Figura questa espressamente contemplata nella Riforma del 2013 nell'art. 1117-bis c.c. che tratta l'ambito di applicabilità delle norme condominiali.

Il riformatore del 2013, in tal senso, pur avendo avuto la sensibilità di integrare le norme trattando anche il condominio di condominii, ben si è guardato di usare quell'espressione che la dottrina aveva creato negli anni: supercondominio.

Ma uso, anzi non uso, delle parole a parte, la fisiologica conseguenza della separazione di cui all'art. 62 disp. att. c.c. è la nascita del supercondominio.

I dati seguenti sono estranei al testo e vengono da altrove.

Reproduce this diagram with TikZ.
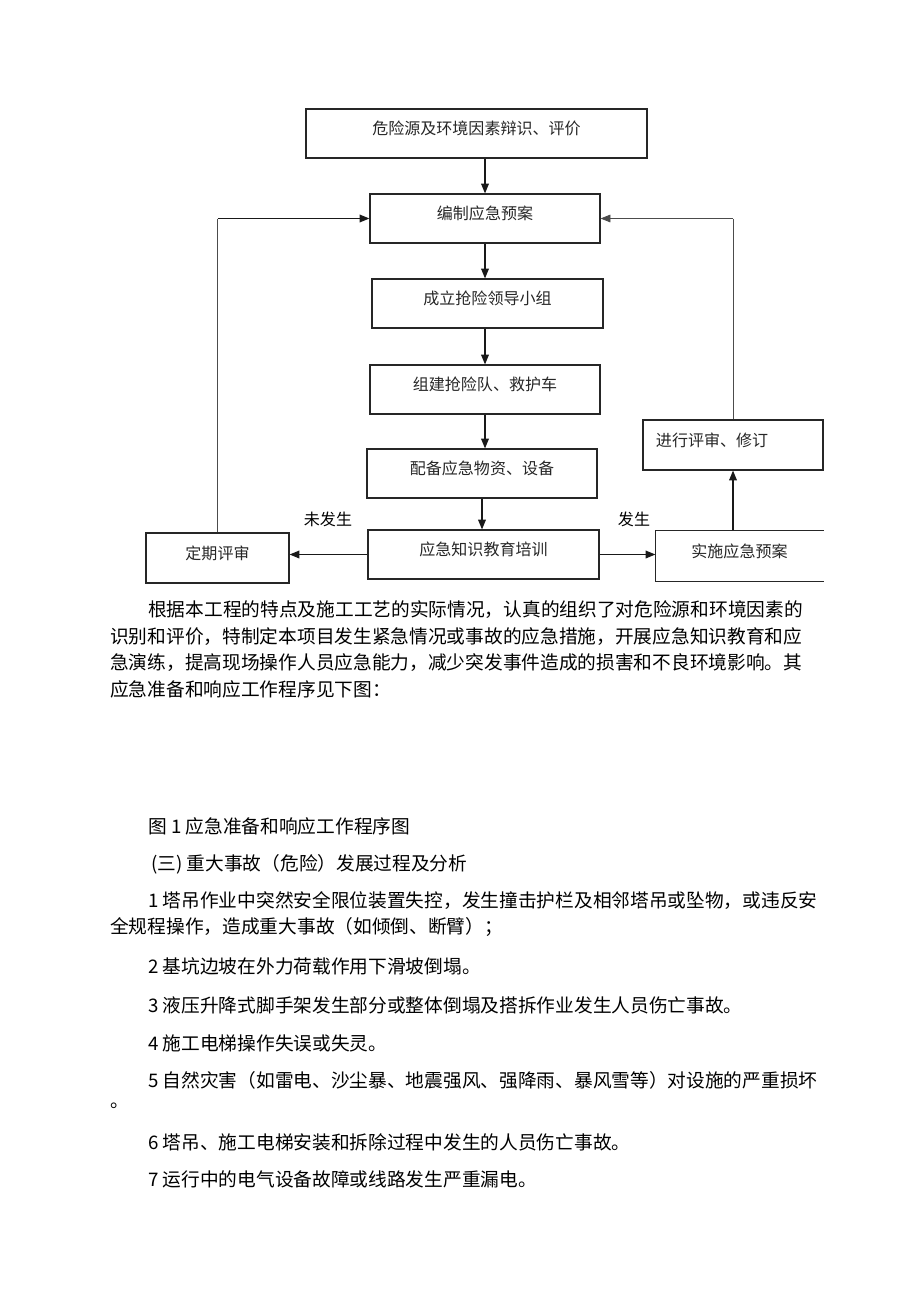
\documentclass[tikz,border=0pt]{standalone}
\usepackage{fontspec}
\newfontfamily\cjk{Noto Sans CJK SC}
\usetikzlibrary{arrows.meta}

\tikzset{
  stepbox/.style={draw=black!85, line width=0.8pt, minimum height=1.225cm, inner sep=0pt,
    text height=10pt, text depth=8.5pt, text=black!85, font=\cjk\fontsize{11.4pt}{13pt}\selectfont},
  arr/.style={line width=0.9pt, draw=black!90, -{Triangle[length=7pt,width=5.5pt]}},
  fb/.style={line width=0.6pt, draw=black!70},
  tag/.style={inner sep=0pt, font=\cjk\fontsize{11.4pt}{13pt}\selectfont},
  bodyline/.style={anchor=west, inner sep=0pt, font=\cjk\fontsize{13.3pt}{16pt}\selectfont},
}

\begin{document}
\begin{tikzpicture}[x=0.025cm, y=-0.025cm]
\useasboundingbox (0,0) rectangle (920,1302);

% flow chart
\node[stepbox, minimum width=8.525cm] (risk) at (476.5,133.5) {危险源及环境因素辩识、评价};
\node[stepbox, minimum width=5.75cm] (plan) at (485,218.5) {编制应急预案};
\node[stepbox, minimum width=5.775cm] (team) at (487.5,303.5) {成立抢险领导小组};
\node[stepbox, minimum width=5.75cm] (squad) at (485,389.5) {组建抢险队、救护车};
\node[stepbox, minimum width=5.75cm] (supply) at (482,473.5) {配备应急物资、设备};
\node[stepbox, minimum width=5.775cm] (train) at (483.5,554.5) {应急知识教育培训};
\node[stepbox, minimum width=3.575cm, minimum height=1.25cm] (review) at (217.5,558) {定期评审};
\node[stepbox, draw=none, minimum width=4.175cm, minimum height=1.25cm] (act) at (739.5,556) {实施应急预案};
\node[stepbox, minimum width=4.5cm, minimum height=1.25cm, inner xsep=0.325cm,
  text width=3.85cm, align=left] (revise) at (733,445) {进行评审、修订};

\draw[stepbox] (act.north east) -- (act.north west) -- (act.south west) -- (act.south east);

\node[tag] (no) at (328,519) {未发生};
\node[tag] (yes) at (634,519) {发生};

\draw[arr] (plan.north |- risk.south) -- (plan.north);
\draw[arr] (plan.south) -- (plan.south |- team.north);
\draw[arr] (squad.north |- team.south) -- (squad.north);
\draw[arr] (squad.south) -- (squad.south |- supply.north);
\draw[arr] (supply.south) -- (supply.south |- train.north);
\draw[arr] (train.west) -- (train.west -| review.east);
\draw[arr] (train.east) -- (train.east -| act.west);
\draw[arr] (act.north -| revise.south) -- (revise.south);

% feedback loops
\coordinate (lc) at (review.north |- plan.west);
\coordinate (rc) at (revise.north |- plan.east);
\draw[fb] (review.north) -- (lc);
\draw[arr] (lc) -- (plan.west);
\draw[fb] (revise.north) -- (rc);
\draw[fb, -{Triangle[length=7pt,width=5.5pt]}] (rc) -- (plan.east);

% text below
\node[bodyline] (para1) at (148,610) {根据本工程的特点及施工工艺的实际情况，认真的组织了对危险源和环境因素的};
\node[bodyline] (para2) at (110,637) {识别和评价，特制定本项目发生紧急情况或事故的应急措施，开展应急知识教育和应};
\node[bodyline] (para3) at (110,663) {急演练，提高现场操作人员应急能力，减少突发事件造成的损害和不良环境影响。其};
\node[bodyline] (para4) at (110,689) {应急准备和响应工作程序见下图：};

\node[bodyline] (caption) at (148,826) {图 1 应急准备和响应工作程序图};
\node[bodyline] (sec) at (151,864) {(三) 重大事故（危险）发展过程及分析};
\node[bodyline] (item1) at (148,901) {1 塔吊作业中突然安全限位装置失控，发生撞击护栏及相邻塔吊或坠物，或违反安};
\node[bodyline] (item1b) at (110,927) {全规程操作，造成重大事故（如倾倒、断臂）；};
\node[bodyline] (item2) at (148,966) {2 基坑边坡在外力荷载作用下滑坡倒塌。};
\node[bodyline] (item3) at (148,1005) {3 液压升降式脚手架发生部分或整体倒塌及搭拆作业发生人员伤亡事故。};
\node[bodyline] (item4) at (148,1043) {4 施工电梯操作失误或失灵。};
\node[bodyline] (item5) at (148,1080) {5 自然灾害（如雷电、沙尘暴、地震强风、强降雨、暴风雪等）对设施的严重损坏};
\node[bodyline] (item5b) at (110,1106) {。};
\node[bodyline] (item6) at (148,1142) {6 塔吊、施工电梯安装和拆除过程中发生的人员伤亡事故。};
\node[bodyline] (item7) at (148,1179) {7 运行中的电气设备故障或线路发生严重漏电。};
\end{tikzpicture}
\end{document}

In questo caso, quindi, l'incombente a cui devono provvedere i singoli stabili, non è solo munirsi di autonomo amministratore (se il numero dei condomini che ne fanno parte lo rende obbligatorio), ma nominare un amministratore del supercondominio e il rappresentante di ogni stabile se i partecipanti dovessero essere più di 60 (art. 67, comma 3, disp. att. c.c.).

In conclusione

In conclusione, la separazione contemplata dal legislatore è uno scioglimento sui generis.

Infatti, in natura e in diritto, separare significa dividere.

Ciò che si divide non può generare nulla, il “divorzio” pone fine agli elementi prima legati.

Nel caso di specie, invece, dalla separazione del condominio può generarsi la vita di una figura giuridica complessa, elaborata ancor oggi bisognosa di più puntuale e pertinente intervento del legislatore: il supercondominio.

Allorquando scritte le norme (siamo nel marzo del 1942), non solo non esisteva la definizione di supercondominio, ma prima ancora non esisteva nemmeno il concetto nella cultura giuridica.

Il tempo ha attualizzato le norme in commento e le ha rese generative di “un qualcosa” di nuovo, impensabile nel 1942.

Se ciò può destare, come desta, qualche problema interpretativo e valutativo agli addetti ai lavori, offre però un lato dinamico e stimolante del diritto.